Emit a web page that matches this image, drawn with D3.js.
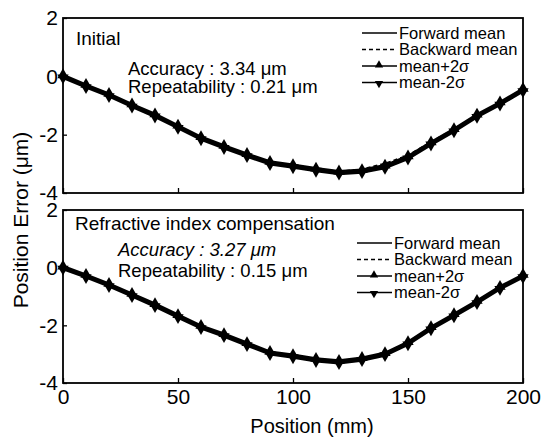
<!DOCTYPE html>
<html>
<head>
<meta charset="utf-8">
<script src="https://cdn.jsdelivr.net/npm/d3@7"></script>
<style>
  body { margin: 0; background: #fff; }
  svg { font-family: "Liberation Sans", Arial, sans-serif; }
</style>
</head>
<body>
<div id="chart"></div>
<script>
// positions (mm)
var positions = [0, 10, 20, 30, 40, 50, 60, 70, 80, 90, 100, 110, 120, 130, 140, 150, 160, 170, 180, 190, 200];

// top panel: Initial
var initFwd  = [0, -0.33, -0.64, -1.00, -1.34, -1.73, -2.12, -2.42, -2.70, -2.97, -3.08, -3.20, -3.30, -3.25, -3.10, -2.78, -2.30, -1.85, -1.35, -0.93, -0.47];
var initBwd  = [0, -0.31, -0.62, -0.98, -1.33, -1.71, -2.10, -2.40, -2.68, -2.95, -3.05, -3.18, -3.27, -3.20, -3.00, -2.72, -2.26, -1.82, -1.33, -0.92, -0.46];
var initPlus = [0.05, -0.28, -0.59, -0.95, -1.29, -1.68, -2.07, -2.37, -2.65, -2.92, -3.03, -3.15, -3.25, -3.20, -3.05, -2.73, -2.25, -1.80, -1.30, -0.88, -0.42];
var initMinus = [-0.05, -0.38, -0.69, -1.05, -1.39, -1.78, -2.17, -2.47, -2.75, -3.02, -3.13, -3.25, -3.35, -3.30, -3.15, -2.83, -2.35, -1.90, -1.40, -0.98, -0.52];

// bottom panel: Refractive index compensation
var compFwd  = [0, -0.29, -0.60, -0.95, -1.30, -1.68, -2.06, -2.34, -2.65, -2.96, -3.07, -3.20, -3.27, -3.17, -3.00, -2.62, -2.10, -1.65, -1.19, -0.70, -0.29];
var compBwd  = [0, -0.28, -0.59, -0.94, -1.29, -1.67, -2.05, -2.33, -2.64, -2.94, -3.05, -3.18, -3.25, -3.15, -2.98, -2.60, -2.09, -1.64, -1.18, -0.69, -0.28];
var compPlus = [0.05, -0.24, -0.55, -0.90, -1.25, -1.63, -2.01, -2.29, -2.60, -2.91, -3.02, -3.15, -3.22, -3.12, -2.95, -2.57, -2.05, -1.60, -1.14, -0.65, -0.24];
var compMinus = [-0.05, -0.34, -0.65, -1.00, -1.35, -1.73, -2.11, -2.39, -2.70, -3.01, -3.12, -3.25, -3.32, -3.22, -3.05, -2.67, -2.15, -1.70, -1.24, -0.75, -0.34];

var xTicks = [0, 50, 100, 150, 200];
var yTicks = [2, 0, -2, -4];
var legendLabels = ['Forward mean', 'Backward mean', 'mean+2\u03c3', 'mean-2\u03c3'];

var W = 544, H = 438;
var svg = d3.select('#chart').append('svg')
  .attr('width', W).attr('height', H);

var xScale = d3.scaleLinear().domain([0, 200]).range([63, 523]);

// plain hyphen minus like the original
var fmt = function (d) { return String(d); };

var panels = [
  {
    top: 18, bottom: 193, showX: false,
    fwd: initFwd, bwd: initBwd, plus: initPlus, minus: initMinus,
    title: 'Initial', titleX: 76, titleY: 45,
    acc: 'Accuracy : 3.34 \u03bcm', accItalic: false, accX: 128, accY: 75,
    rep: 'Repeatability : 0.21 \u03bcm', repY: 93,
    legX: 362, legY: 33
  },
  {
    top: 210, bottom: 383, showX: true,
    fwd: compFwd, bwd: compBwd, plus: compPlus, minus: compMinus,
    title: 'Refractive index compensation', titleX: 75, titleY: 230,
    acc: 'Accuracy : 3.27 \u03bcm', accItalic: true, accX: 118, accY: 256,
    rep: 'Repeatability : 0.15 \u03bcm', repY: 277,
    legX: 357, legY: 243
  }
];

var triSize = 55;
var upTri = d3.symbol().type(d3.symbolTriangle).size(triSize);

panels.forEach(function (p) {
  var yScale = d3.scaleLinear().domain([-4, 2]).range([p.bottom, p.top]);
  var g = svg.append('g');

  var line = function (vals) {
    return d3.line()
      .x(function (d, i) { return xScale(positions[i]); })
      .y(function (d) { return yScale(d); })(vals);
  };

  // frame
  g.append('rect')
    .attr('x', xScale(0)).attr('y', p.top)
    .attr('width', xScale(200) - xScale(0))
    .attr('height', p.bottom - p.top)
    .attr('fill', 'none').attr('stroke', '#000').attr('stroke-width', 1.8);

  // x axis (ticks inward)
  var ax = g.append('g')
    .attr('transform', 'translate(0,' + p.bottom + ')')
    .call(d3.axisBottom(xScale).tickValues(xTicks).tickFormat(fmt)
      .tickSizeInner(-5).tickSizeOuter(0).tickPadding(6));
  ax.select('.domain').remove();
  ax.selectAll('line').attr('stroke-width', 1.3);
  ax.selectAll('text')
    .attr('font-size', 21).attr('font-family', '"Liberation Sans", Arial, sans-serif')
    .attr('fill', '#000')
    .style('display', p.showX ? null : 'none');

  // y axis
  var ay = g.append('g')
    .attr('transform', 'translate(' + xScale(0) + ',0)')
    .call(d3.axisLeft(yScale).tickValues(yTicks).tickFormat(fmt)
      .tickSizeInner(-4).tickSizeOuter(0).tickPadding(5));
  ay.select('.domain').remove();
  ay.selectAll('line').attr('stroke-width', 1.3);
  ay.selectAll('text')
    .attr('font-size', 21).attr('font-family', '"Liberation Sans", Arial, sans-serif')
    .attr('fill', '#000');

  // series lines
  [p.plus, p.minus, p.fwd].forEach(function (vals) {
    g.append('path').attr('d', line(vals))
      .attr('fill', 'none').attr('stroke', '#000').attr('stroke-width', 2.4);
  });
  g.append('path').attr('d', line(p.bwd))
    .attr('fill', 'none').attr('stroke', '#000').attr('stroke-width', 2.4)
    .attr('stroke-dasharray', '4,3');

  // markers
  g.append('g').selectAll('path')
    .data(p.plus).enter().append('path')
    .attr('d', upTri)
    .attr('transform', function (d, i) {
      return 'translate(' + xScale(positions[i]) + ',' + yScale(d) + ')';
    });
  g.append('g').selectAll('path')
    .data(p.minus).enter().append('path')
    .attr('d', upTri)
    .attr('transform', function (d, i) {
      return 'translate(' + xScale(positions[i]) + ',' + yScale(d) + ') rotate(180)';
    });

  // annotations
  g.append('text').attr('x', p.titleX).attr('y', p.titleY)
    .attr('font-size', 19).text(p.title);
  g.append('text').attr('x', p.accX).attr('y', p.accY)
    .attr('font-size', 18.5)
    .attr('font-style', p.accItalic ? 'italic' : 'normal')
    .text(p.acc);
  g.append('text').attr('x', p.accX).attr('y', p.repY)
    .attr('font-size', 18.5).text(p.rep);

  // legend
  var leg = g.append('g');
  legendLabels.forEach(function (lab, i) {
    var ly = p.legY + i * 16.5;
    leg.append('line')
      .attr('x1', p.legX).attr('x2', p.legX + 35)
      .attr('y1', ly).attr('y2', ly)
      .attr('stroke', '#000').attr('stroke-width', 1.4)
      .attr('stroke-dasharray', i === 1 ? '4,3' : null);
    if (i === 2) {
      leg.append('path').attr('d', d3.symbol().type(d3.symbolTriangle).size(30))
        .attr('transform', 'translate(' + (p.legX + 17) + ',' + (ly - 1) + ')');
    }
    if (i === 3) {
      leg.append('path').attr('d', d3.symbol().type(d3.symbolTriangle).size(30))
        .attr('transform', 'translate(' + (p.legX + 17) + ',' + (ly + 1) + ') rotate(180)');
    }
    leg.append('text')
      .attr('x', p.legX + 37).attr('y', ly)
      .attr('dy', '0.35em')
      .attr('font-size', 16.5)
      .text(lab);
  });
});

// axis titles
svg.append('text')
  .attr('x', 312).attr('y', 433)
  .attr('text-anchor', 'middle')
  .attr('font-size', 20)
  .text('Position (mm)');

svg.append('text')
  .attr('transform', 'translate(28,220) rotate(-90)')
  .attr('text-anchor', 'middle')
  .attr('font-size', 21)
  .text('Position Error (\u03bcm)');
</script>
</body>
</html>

--

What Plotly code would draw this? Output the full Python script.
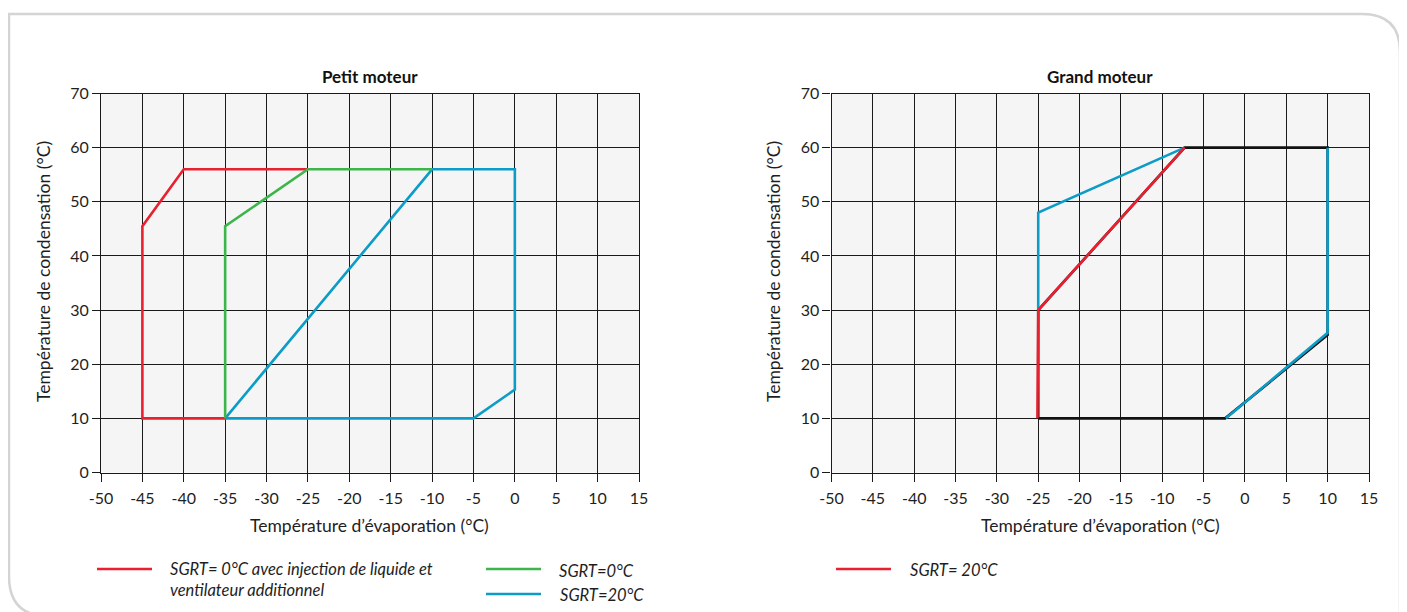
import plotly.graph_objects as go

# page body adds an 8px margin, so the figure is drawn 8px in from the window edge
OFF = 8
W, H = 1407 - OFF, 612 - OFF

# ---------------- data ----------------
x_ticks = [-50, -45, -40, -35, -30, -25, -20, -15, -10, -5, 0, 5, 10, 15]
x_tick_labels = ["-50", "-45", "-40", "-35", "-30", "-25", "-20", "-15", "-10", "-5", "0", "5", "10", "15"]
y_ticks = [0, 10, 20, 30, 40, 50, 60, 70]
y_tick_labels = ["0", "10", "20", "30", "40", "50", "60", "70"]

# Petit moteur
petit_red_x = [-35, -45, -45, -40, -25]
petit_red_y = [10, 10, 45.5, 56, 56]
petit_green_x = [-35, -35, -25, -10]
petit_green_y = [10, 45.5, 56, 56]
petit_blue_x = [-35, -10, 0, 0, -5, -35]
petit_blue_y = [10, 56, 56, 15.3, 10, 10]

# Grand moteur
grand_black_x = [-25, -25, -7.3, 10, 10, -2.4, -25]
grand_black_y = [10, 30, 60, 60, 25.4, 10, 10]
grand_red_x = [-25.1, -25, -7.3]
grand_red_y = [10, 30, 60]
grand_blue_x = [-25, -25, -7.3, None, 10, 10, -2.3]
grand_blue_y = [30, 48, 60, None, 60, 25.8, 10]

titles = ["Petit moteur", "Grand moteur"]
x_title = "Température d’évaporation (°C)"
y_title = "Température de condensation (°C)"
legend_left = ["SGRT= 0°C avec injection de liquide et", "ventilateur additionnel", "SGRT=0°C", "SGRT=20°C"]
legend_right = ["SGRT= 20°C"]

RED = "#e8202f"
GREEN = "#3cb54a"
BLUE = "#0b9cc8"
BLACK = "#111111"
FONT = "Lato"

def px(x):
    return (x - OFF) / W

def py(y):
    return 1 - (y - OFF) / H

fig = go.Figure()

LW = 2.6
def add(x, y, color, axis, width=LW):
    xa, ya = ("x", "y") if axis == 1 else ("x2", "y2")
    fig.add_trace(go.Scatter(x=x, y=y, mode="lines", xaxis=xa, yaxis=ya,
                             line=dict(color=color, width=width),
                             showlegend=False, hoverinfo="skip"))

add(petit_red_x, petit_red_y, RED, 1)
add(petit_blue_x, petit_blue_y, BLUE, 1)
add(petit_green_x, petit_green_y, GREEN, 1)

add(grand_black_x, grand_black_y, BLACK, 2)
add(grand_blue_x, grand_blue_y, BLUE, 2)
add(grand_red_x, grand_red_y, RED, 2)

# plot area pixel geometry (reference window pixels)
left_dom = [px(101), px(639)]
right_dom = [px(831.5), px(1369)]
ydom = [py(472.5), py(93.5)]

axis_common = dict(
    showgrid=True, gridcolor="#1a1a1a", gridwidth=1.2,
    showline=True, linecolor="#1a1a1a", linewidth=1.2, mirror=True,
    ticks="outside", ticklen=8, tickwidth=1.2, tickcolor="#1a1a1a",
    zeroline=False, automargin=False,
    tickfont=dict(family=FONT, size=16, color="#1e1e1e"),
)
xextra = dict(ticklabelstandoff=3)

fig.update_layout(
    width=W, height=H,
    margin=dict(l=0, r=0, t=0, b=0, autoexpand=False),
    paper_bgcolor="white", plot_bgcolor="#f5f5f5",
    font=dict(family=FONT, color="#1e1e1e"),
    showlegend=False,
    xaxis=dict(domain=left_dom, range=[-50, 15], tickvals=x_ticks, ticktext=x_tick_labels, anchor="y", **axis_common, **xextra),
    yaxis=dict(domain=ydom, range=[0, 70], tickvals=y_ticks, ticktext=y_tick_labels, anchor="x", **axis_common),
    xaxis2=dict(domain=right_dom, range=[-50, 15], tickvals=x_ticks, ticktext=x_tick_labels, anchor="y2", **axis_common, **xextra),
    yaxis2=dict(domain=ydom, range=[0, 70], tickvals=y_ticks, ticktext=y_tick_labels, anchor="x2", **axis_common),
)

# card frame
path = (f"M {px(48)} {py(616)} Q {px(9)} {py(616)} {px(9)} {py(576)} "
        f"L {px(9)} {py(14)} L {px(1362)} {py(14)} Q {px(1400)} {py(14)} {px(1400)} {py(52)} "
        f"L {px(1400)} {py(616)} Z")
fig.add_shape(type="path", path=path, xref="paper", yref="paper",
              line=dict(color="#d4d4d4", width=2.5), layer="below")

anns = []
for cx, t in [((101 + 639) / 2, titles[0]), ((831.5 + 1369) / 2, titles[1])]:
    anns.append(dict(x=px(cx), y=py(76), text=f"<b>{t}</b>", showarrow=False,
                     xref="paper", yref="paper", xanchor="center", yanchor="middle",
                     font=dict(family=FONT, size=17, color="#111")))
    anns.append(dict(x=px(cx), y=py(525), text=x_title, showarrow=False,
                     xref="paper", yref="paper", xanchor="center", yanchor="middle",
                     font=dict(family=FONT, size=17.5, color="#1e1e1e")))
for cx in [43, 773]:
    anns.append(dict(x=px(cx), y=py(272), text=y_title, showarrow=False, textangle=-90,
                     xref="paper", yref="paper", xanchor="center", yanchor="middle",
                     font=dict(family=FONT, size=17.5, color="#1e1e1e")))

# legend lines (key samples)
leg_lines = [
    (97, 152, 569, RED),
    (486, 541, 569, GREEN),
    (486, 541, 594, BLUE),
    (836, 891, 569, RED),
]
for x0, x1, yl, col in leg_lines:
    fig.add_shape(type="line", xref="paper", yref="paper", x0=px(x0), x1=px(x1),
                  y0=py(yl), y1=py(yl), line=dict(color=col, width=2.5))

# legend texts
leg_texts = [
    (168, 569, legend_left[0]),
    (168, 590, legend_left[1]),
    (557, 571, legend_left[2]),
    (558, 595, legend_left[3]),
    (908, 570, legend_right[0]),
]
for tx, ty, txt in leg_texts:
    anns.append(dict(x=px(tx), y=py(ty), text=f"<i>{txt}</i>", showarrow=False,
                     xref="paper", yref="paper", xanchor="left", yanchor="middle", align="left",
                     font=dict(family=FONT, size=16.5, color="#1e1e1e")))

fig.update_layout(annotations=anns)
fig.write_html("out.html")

▸ **Challenge**
Identify and list each line with the word "drawn".

▸ **Output for this task**
Emit a web page that matches this image, drawn with D3.js.
# page body adds an 8px margin, so the figure is drawn 8px in from the window edge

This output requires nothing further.